Research Resources will provide infrastructure support of $54.99 million, an increase of $7.05 million, for:

  • Support for Mid-Size Facilities increased by $4.05 million over FY 2003. BIO will expand support for operations, maintenance and sustainability of mid-size scientific facilities, such as field stations, marine labs, natural history collections and living stock centers, all resources unique to biological research; and

  • Support for NEON, totaling $6.0 million, an increase of $3.0 million in FY 2004. Funding will be used for operational support for and coordination of two National Ecological Observatory Network (NEON) sites. Construction and instrumentation costs for NEON are discussed in the Major Research Equipment and Facilities Construction section.

Highlights of areas supported:

Research Resources provided support to the Santa Margarita Ecological Reserve field station to develop a wireless communication system and install an array of sensing devices. These improvements to a remote field station will feed into major collaborations with other NSF-funded projects, such as ROADNet (Real-time Observatories, Applications, and Data Management Network) and HPWREN (High Performance Wireless Research and Education Network).
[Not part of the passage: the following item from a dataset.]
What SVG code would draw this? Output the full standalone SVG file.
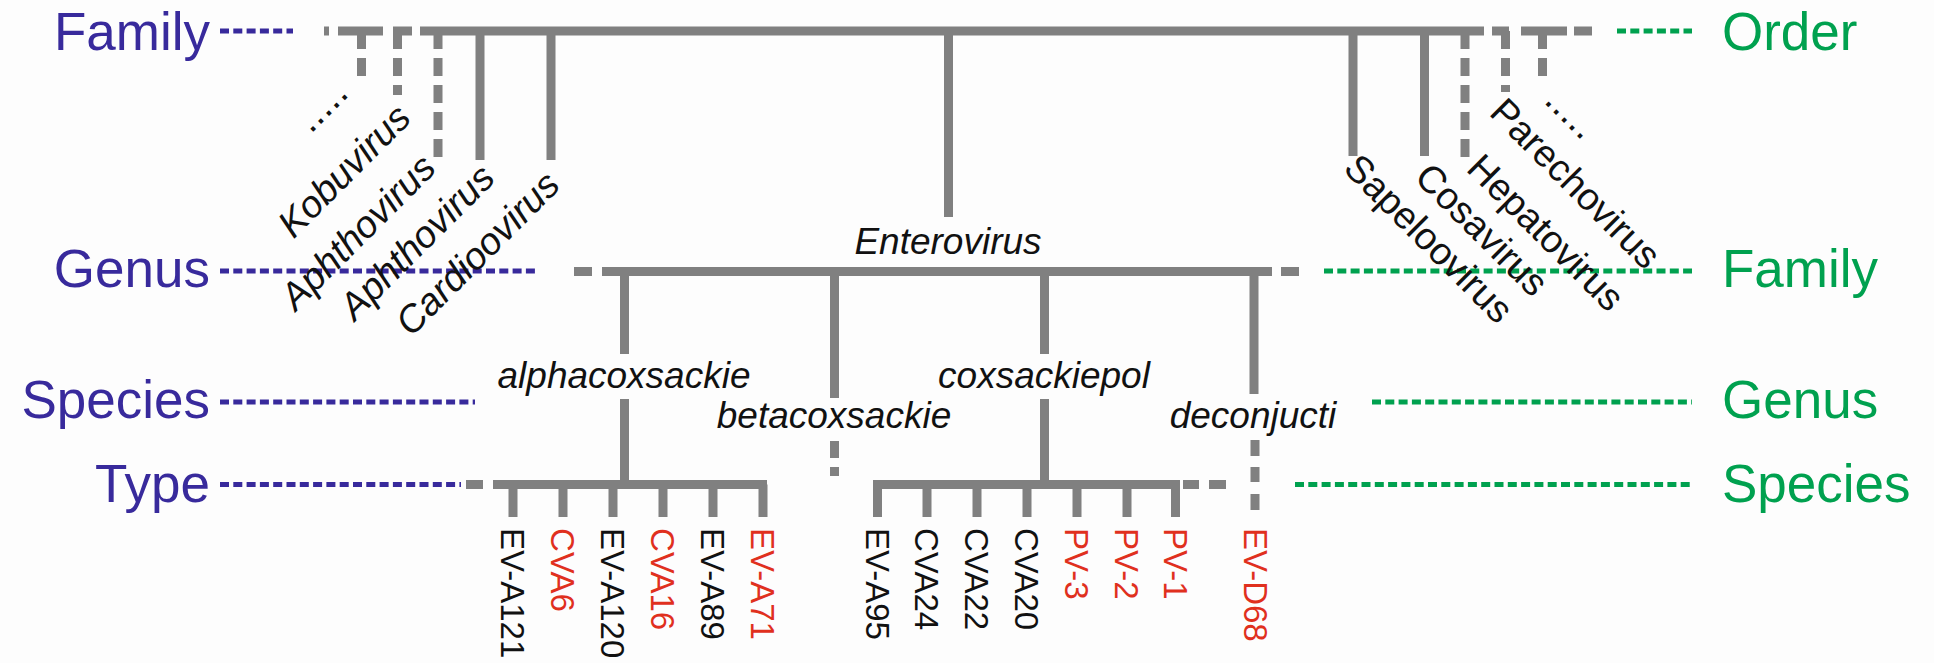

With improved data collection and distribution, scientists and field station staff will be able to better inform policy makers, natural resource managers, and the general public on how to address critical questions about the environment and to teach students about environmental research.

Human Resources supports a range of activities centered on ensuring adequately and appropriately trained scientists for the future, broadening participation, and fostering the integration of research and education. Increasingly, emphasis is being placed on training a new generation of scientists who are well equipped to advance biology of the 21st Century. Human Resources will provide support of $24.97 million for programs that broaden participation while fostering the integration of research and education. This includes: NSF-wide activities such as Integrative Graduate Education and Research Training (IGERT) program, Graduate Teaching Fellows in K-12 Education (GK-12), and ADVANCE; increased stipends for students on IGERT and GK-12 awards; Research Experiences for Undergraduates (REU) Sites projects, the Undergraduate Mentorship in Environmental Biology (UMEB), and the Collaborative Research at Undergraduate Institutions (C-RUI) programs, designed to encourage interdisciplinary research experiences for faculty and students at predominantly undergraduate institutions. Beginning in FY 2004, C-RUI and UMEB will be funded in alternate years. Support will increase for Research Experience for Teachers (RET).

A specific example of the impact of the DBI investment in the human resources program is the Research Experiences for Undergraduate (REU) Sites program. Broadening participation has been emphasized in BIO-supported REU sites. As a result, 10 REU sites are now based at minority-serving institutions. In addition, several sites successfully recruited 100% of their participants from underrepresented groups, including the University of Montana (Native American students), Northern Arizona University (Native American students), Massachusetts Bay Community College (African American, Hispanic and non-traditional students), University of Missouri at Columbia (primarily African American students), Emory University (African American students) and Michigan State University (African American and Hispanic students).